Stated goal: Your task is to give the listing below back word for word, pictures excluded.

Data provided:
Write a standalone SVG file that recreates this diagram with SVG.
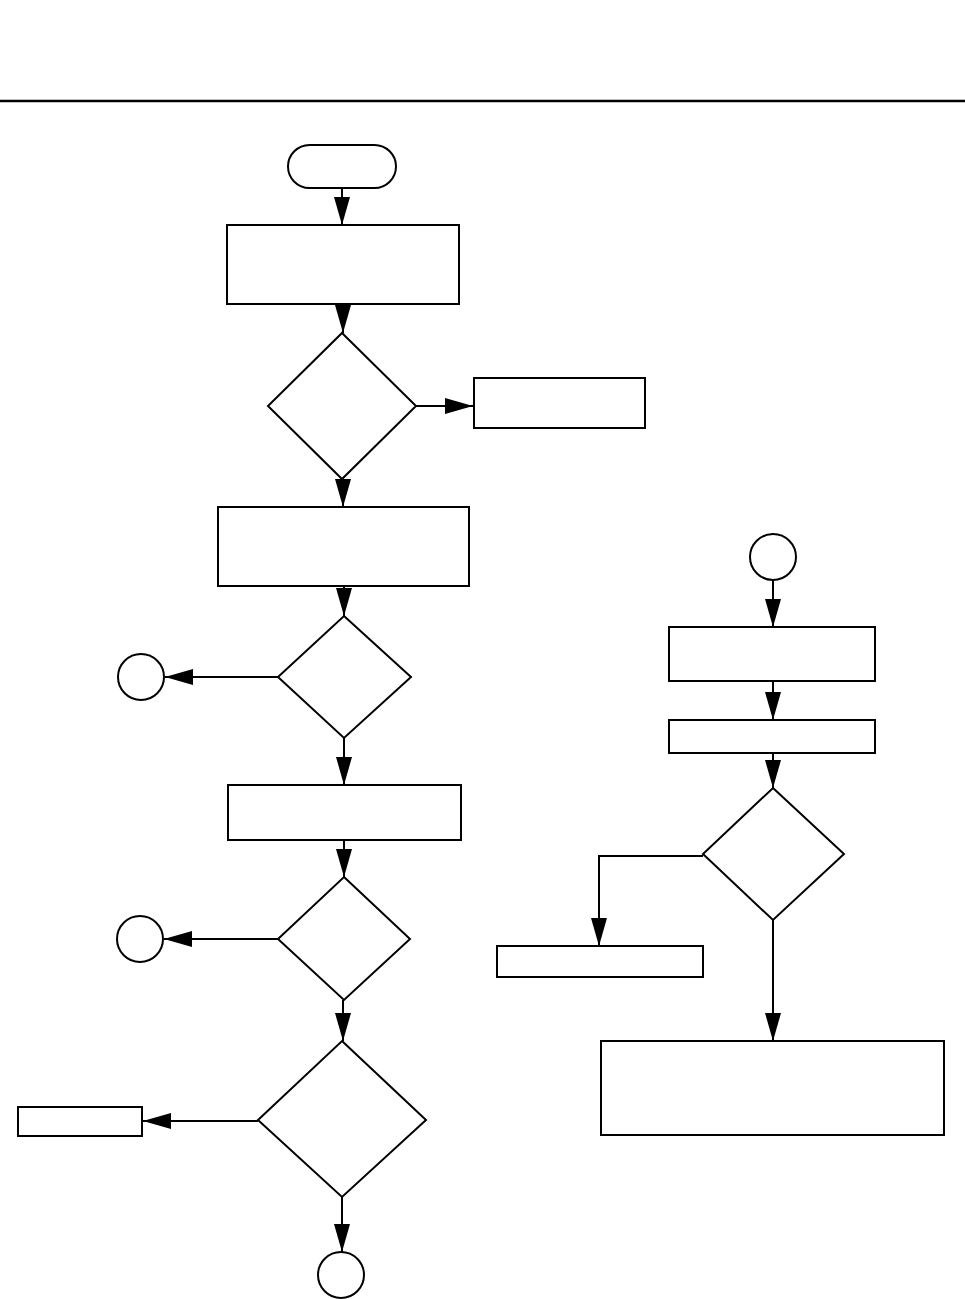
<svg xmlns="http://www.w3.org/2000/svg" width="965" height="1299" viewBox="0 0 965 1299">
<style>
.n{fill:#fff;stroke:#000;stroke-width:2}
.c{fill:none;stroke:#000;stroke-width:2}
</style>
<defs>
<marker id="ah" markerUnits="userSpaceOnUse" markerWidth="28" markerHeight="16" refX="28" refY="8" orient="auto">
<path d="M0,0 L28,8 L0,16 Z" fill="#000"/>
</marker>
</defs>
<rect width="965" height="1299" fill="#fff"/>
<line x1="0" y1="101" x2="965" y2="101" stroke="#000" stroke-width="2.5"/>
<g id="connectors">
<path class="c" d="M342,188 V225" marker-end="url(#ah)"/>
<path class="c" d="M343,304 V333" marker-end="url(#ah)"/>
<path class="c" d="M416,406 H473" marker-end="url(#ah)"/>
<path class="c" d="M343,479 V507" marker-end="url(#ah)"/>
<path class="c" d="M344,586 V616" marker-end="url(#ah)"/>
<path class="c" d="M278,677 H165" marker-end="url(#ah)"/>
<path class="c" d="M344,738 V785" marker-end="url(#ah)"/>
<path class="c" d="M344,840 V877" marker-end="url(#ah)"/>
<path class="c" d="M278,939 H164" marker-end="url(#ah)"/>
<path class="c" d="M343,1000 V1041" marker-end="url(#ah)"/>
<path class="c" d="M258,1121 H143" marker-end="url(#ah)"/>
<path class="c" d="M342,1197 V1252" marker-end="url(#ah)"/>
<path class="c" d="M773,580 V627" marker-end="url(#ah)"/>
<path class="c" d="M773,681 V720" marker-end="url(#ah)"/>
<path class="c" d="M773,753 V788" marker-end="url(#ah)"/>
<path class="c" d="M703,856 H599 V946" marker-end="url(#ah)"/>
<path class="c" d="M773,920 V1041" marker-end="url(#ah)"/>
</g>
<g id="start"><rect class="n" x="288" y="145" width="108" height="43" rx="21.5"/></g>
<g id="box1"><rect class="n" x="227" y="225" width="232" height="79"/></g>
<g id="dec1"><polygon class="n" points="342,333 416,406 342,479 268,406"/></g>
<g id="side1"><rect class="n" x="474" y="378" width="171" height="50"/></g>
<g id="box2"><rect class="n" x="218" y="507" width="251" height="79"/></g>
<g id="dec2"><polygon class="n" points="344,616 411,677 344,738 278,677"/></g>
<g id="conn1"><circle class="n" cx="141" cy="677" r="23"/></g>
<g id="box3"><rect class="n" x="228" y="785" width="233" height="55"/></g>
<g id="dec3"><polygon class="n" points="344,877 410,939 344,1000 278,939"/></g>
<g id="conn2"><circle class="n" cx="140" cy="939" r="23"/></g>
<g id="dec4"><polygon class="n" points="342,1041 426,1120 342,1197 258,1120"/></g>
<g id="side2"><rect class="n" x="18" y="1107" width="124" height="29"/></g>
<g id="conn3"><circle class="n" cx="341" cy="1275" r="23"/></g>
<g id="conn4"><circle class="n" cx="773" cy="557" r="23"/></g>
<g id="box4"><rect class="n" x="669" y="627" width="206" height="54"/></g>
<g id="box5"><rect class="n" x="669" y="720" width="206" height="33"/></g>
<g id="dec5"><polygon class="n" points="773,788 844,854 773,920 703,854"/></g>
<g id="box6"><rect class="n" x="497" y="946" width="206" height="31"/></g>
<g id="box7"><rect class="n" x="601" y="1041" width="343" height="94"/></g>
</svg>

Correct result:
Write a standalone SVG file that recreates this diagram with SVG.
<svg xmlns="http://www.w3.org/2000/svg" width="965" height="1299" viewBox="0 0 965 1299">
<style>
.n{fill:#fff;stroke:#000;stroke-width:2}
.c{fill:none;stroke:#000;stroke-width:2}
</style>
<defs>
<marker id="ah" markerUnits="userSpaceOnUse" markerWidth="28" markerHeight="16" refX="28" refY="8" orient="auto">
<path d="M0,0 L28,8 L0,16 Z" fill="#000"/>
</marker>
</defs>
<rect width="965" height="1299" fill="#fff"/>
<line x1="0" y1="101" x2="965" y2="101" stroke="#000" stroke-width="2.5"/>
<g id="connectors">
<path class="c" d="M342,188 V225" marker-end="url(#ah)"/>
<path class="c" d="M343,304 V333" marker-end="url(#ah)"/>
<path class="c" d="M416,406 H473" marker-end="url(#ah)"/>
<path class="c" d="M343,479 V507" marker-end="url(#ah)"/>
<path class="c" d="M344,586 V616" marker-end="url(#ah)"/>
<path class="c" d="M278,677 H165" marker-end="url(#ah)"/>
<path class="c" d="M344,738 V785" marker-end="url(#ah)"/>
<path class="c" d="M344,840 V877" marker-end="url(#ah)"/>
<path class="c" d="M278,939 H164" marker-end="url(#ah)"/>
<path class="c" d="M343,1000 V1041" marker-end="url(#ah)"/>
<path class="c" d="M258,1121 H143" marker-end="url(#ah)"/>
<path class="c" d="M342,1197 V1252" marker-end="url(#ah)"/>
<path class="c" d="M773,580 V627" marker-end="url(#ah)"/>
<path class="c" d="M773,681 V720" marker-end="url(#ah)"/>
<path class="c" d="M773,753 V788" marker-end="url(#ah)"/>
<path class="c" d="M703,856 H599 V946" marker-end="url(#ah)"/>
<path class="c" d="M773,920 V1041" marker-end="url(#ah)"/>
</g>
<g id="start"><rect class="n" x="288" y="145" width="108" height="43" rx="21.5"/></g>
<g id="box1"><rect class="n" x="227" y="225" width="232" height="79"/></g>
<g id="dec1"><polygon class="n" points="342,333 416,406 342,479 268,406"/></g>
<g id="side1"><rect class="n" x="474" y="378" width="171" height="50"/></g>
<g id="box2"><rect class="n" x="218" y="507" width="251" height="79"/></g>
<g id="dec2"><polygon class="n" points="344,616 411,677 344,738 278,677"/></g>
<g id="conn1"><circle class="n" cx="141" cy="677" r="23"/></g>
<g id="box3"><rect class="n" x="228" y="785" width="233" height="55"/></g>
<g id="dec3"><polygon class="n" points="344,877 410,939 344,1000 278,939"/></g>
<g id="conn2"><circle class="n" cx="140" cy="939" r="23"/></g>
<g id="dec4"><polygon class="n" points="342,1041 426,1120 342,1197 258,1120"/></g>
<g id="side2"><rect class="n" x="18" y="1107" width="124" height="29"/></g>
<g id="conn3"><circle class="n" cx="341" cy="1275" r="23"/></g>
<g id="conn4"><circle class="n" cx="773" cy="557" r="23"/></g>
<g id="box4"><rect class="n" x="669" y="627" width="206" height="54"/></g>
<g id="box5"><rect class="n" x="669" y="720" width="206" height="33"/></g>
<g id="dec5"><polygon class="n" points="773,788 844,854 773,920 703,854"/></g>
<g id="box6"><rect class="n" x="497" y="946" width="206" height="31"/></g>
<g id="box7"><rect class="n" x="601" y="1041" width="343" height="94"/></g>
</svg>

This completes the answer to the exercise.